What the exercise asks:
Work out the number of lines with "code" in them. Reply with that number and no other words.

Data records:
※
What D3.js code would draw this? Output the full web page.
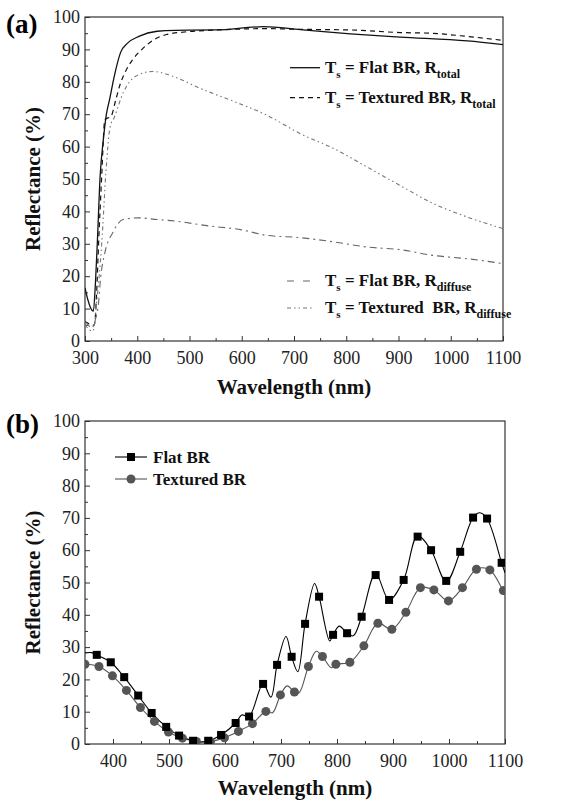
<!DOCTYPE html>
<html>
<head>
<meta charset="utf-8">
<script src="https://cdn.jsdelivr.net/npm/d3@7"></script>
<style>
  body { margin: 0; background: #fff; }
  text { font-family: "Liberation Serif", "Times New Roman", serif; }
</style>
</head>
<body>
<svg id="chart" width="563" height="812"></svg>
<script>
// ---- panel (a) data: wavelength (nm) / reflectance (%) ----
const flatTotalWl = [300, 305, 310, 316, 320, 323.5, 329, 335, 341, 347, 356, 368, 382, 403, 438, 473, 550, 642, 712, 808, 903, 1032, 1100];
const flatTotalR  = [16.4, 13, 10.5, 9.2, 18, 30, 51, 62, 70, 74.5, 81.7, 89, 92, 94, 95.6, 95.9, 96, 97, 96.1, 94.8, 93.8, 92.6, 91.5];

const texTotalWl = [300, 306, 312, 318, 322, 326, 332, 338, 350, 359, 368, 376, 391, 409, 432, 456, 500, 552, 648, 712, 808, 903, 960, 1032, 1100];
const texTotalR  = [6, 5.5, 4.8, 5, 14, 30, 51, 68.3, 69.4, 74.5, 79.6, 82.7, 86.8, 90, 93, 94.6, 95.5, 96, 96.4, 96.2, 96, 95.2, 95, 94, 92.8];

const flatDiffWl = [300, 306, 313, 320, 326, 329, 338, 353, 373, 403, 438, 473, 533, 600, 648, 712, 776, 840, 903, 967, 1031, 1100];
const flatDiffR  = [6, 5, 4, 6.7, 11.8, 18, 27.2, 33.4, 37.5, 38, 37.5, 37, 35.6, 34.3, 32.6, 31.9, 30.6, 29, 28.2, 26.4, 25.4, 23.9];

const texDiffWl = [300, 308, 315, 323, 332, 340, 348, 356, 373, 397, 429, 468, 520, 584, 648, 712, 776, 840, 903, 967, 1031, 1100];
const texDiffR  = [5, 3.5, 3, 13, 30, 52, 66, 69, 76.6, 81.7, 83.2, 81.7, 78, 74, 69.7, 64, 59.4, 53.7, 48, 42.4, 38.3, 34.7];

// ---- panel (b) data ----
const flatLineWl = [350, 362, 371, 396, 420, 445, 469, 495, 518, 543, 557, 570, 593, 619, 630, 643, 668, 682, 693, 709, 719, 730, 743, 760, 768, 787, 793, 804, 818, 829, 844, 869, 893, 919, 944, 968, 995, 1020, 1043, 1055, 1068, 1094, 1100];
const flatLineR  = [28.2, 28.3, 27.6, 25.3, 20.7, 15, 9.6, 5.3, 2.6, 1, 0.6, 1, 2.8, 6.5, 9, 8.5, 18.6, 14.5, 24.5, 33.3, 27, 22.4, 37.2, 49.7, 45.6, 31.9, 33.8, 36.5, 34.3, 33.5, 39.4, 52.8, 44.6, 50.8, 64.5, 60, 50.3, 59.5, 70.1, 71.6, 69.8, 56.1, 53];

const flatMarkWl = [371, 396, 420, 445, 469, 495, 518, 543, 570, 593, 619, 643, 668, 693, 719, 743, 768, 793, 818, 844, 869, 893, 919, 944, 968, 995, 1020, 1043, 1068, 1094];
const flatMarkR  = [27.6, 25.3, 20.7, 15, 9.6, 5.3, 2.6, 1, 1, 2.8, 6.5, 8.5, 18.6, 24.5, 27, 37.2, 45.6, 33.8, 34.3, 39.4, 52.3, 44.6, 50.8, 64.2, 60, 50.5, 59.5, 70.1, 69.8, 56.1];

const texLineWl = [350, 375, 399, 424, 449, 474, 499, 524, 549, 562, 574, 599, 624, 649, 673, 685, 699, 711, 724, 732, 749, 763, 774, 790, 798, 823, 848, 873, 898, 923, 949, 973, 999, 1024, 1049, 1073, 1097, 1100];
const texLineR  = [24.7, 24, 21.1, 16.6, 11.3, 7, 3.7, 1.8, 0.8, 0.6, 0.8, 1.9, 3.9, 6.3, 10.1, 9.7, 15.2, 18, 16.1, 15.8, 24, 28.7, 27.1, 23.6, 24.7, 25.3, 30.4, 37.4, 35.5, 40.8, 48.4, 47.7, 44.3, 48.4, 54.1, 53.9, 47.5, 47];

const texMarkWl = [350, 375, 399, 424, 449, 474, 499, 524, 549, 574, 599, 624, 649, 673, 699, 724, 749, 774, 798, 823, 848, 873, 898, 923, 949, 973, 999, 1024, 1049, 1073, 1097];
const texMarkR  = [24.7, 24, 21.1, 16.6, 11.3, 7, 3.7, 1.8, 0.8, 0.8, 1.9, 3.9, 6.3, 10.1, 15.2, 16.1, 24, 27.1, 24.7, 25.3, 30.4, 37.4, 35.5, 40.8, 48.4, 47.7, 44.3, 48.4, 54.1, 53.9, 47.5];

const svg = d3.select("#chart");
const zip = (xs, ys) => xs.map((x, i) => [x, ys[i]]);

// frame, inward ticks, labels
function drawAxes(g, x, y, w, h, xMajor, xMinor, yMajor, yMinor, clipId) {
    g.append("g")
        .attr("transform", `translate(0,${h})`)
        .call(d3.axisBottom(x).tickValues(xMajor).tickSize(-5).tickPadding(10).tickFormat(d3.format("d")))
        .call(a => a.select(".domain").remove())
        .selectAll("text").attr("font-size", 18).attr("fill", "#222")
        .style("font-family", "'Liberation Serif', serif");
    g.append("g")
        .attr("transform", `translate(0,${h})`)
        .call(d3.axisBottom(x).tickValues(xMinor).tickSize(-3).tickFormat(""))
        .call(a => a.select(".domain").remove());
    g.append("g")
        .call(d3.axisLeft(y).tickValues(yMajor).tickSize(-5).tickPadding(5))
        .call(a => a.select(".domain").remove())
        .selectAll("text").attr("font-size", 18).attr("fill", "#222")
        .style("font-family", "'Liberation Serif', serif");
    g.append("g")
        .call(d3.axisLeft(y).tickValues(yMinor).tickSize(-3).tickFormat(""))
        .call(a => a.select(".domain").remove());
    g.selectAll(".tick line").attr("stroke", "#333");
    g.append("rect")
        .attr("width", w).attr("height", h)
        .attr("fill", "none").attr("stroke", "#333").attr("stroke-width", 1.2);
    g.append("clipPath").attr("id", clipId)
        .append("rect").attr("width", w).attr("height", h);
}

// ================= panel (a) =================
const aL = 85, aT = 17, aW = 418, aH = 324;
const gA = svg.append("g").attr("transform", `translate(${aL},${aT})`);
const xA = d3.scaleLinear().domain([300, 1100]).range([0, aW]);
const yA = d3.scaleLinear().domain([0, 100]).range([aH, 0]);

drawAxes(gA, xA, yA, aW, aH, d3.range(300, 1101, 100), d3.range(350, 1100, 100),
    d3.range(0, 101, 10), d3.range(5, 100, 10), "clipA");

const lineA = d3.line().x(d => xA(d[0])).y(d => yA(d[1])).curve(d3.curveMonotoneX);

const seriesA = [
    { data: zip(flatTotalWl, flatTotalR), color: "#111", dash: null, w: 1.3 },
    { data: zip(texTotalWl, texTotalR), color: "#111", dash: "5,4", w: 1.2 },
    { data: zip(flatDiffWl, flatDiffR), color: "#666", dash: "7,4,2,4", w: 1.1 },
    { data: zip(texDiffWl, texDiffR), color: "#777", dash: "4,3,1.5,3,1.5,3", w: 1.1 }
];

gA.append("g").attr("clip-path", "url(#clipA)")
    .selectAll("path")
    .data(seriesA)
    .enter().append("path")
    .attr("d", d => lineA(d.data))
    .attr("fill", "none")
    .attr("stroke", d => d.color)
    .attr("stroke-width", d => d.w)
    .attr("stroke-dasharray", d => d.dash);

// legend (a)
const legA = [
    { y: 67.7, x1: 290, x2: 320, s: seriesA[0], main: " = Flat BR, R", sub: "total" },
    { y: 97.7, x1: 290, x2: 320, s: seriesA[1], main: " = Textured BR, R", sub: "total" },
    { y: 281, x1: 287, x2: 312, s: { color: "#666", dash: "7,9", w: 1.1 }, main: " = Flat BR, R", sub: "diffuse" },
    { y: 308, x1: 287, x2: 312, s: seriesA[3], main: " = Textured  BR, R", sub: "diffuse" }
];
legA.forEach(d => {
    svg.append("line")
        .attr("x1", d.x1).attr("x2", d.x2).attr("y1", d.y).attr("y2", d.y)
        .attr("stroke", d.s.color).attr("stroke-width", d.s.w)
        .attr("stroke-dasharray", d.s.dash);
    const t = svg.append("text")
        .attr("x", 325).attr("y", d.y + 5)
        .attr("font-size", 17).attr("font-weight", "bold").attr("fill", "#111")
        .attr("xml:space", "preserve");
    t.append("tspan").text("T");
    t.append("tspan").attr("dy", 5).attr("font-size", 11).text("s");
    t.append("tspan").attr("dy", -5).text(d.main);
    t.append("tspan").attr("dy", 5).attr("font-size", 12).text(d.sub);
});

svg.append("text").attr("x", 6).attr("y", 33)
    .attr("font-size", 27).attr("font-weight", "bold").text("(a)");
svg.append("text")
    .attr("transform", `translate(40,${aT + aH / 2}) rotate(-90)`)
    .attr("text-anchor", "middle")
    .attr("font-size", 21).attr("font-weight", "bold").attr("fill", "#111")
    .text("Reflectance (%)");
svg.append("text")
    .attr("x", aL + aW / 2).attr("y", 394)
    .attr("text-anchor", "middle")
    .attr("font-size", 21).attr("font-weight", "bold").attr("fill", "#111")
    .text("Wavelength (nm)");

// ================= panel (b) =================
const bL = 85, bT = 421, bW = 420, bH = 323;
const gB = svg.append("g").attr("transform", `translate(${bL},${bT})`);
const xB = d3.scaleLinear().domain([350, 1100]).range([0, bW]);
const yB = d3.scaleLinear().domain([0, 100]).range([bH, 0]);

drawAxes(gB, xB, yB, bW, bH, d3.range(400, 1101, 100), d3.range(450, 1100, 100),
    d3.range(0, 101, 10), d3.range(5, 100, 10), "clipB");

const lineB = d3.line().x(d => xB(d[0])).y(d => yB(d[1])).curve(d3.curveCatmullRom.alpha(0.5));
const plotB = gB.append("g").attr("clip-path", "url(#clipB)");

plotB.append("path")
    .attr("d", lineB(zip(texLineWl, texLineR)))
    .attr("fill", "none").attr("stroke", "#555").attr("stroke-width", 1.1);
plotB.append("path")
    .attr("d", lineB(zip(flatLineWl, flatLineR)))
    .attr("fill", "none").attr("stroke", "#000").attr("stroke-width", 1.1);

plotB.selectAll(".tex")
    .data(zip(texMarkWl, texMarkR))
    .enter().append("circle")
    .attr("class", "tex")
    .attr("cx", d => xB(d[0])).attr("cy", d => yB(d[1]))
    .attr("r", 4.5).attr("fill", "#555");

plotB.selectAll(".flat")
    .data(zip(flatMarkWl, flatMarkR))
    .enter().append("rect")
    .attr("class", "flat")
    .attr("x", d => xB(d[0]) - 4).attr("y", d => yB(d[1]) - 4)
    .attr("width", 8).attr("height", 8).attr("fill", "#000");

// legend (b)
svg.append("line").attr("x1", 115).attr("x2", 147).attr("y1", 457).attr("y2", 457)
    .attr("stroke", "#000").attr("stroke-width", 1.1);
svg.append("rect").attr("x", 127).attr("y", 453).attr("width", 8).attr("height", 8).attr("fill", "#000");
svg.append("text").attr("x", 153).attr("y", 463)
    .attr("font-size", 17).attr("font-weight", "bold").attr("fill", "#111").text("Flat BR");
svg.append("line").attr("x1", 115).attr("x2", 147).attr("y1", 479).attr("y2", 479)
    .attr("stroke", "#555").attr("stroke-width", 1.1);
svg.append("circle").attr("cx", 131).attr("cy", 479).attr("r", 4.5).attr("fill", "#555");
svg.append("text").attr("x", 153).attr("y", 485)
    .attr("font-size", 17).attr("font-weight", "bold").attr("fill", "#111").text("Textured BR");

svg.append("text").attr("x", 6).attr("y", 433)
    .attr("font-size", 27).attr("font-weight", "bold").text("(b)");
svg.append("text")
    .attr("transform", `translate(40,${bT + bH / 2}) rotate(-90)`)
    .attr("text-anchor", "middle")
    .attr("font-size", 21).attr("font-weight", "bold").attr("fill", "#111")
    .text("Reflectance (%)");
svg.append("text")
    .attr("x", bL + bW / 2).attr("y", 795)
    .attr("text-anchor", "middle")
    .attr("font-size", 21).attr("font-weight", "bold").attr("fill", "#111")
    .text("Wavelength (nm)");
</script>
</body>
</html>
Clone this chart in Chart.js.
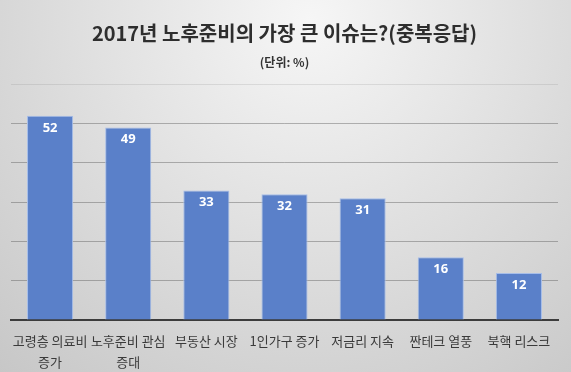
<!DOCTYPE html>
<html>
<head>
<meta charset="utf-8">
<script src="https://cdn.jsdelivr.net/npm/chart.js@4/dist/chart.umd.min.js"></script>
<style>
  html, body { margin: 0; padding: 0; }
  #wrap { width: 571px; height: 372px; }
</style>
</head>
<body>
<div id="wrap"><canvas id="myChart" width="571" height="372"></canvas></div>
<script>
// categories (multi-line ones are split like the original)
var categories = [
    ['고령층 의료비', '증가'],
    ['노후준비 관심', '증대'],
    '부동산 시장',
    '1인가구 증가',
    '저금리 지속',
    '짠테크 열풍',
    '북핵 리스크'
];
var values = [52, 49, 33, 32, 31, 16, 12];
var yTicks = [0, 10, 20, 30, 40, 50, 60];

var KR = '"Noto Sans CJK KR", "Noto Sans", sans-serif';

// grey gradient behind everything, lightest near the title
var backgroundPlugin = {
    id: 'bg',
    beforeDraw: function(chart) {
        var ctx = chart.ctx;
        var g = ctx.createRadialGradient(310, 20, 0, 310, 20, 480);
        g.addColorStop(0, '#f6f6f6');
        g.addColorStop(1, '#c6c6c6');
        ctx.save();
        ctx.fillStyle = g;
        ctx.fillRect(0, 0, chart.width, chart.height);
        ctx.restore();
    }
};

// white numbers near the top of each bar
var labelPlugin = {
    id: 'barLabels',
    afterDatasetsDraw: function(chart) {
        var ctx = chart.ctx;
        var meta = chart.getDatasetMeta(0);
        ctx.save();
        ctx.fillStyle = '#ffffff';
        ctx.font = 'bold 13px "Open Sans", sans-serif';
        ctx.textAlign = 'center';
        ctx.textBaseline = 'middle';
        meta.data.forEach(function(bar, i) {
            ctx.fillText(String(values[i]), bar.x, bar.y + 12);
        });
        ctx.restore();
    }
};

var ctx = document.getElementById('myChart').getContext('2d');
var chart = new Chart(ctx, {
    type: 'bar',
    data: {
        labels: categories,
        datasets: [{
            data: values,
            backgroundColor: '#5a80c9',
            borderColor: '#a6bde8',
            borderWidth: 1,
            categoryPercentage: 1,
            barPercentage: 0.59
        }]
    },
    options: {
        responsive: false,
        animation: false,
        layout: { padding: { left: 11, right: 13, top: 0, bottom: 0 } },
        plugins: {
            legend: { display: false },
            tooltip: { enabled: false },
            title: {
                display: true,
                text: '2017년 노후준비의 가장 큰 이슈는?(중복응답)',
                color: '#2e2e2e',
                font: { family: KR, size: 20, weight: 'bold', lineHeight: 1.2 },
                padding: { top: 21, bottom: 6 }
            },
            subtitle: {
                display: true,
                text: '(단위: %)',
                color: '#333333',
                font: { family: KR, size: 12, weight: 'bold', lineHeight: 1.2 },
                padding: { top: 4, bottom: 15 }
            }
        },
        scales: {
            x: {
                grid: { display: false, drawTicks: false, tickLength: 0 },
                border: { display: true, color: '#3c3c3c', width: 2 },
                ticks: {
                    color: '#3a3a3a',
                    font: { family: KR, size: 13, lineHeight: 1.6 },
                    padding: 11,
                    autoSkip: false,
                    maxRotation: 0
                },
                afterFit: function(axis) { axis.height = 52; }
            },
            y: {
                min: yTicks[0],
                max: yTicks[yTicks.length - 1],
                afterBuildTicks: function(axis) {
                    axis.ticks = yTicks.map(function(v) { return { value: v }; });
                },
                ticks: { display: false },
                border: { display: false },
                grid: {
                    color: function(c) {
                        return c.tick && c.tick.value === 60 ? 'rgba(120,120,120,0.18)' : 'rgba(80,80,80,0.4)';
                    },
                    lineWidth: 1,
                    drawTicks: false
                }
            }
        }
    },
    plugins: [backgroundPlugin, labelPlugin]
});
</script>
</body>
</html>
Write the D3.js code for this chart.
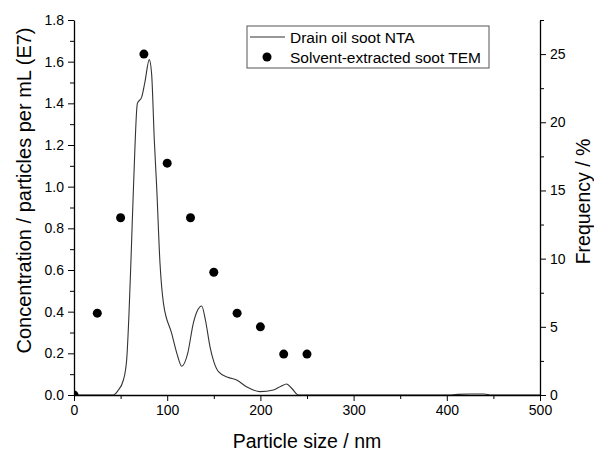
※
Task result:
2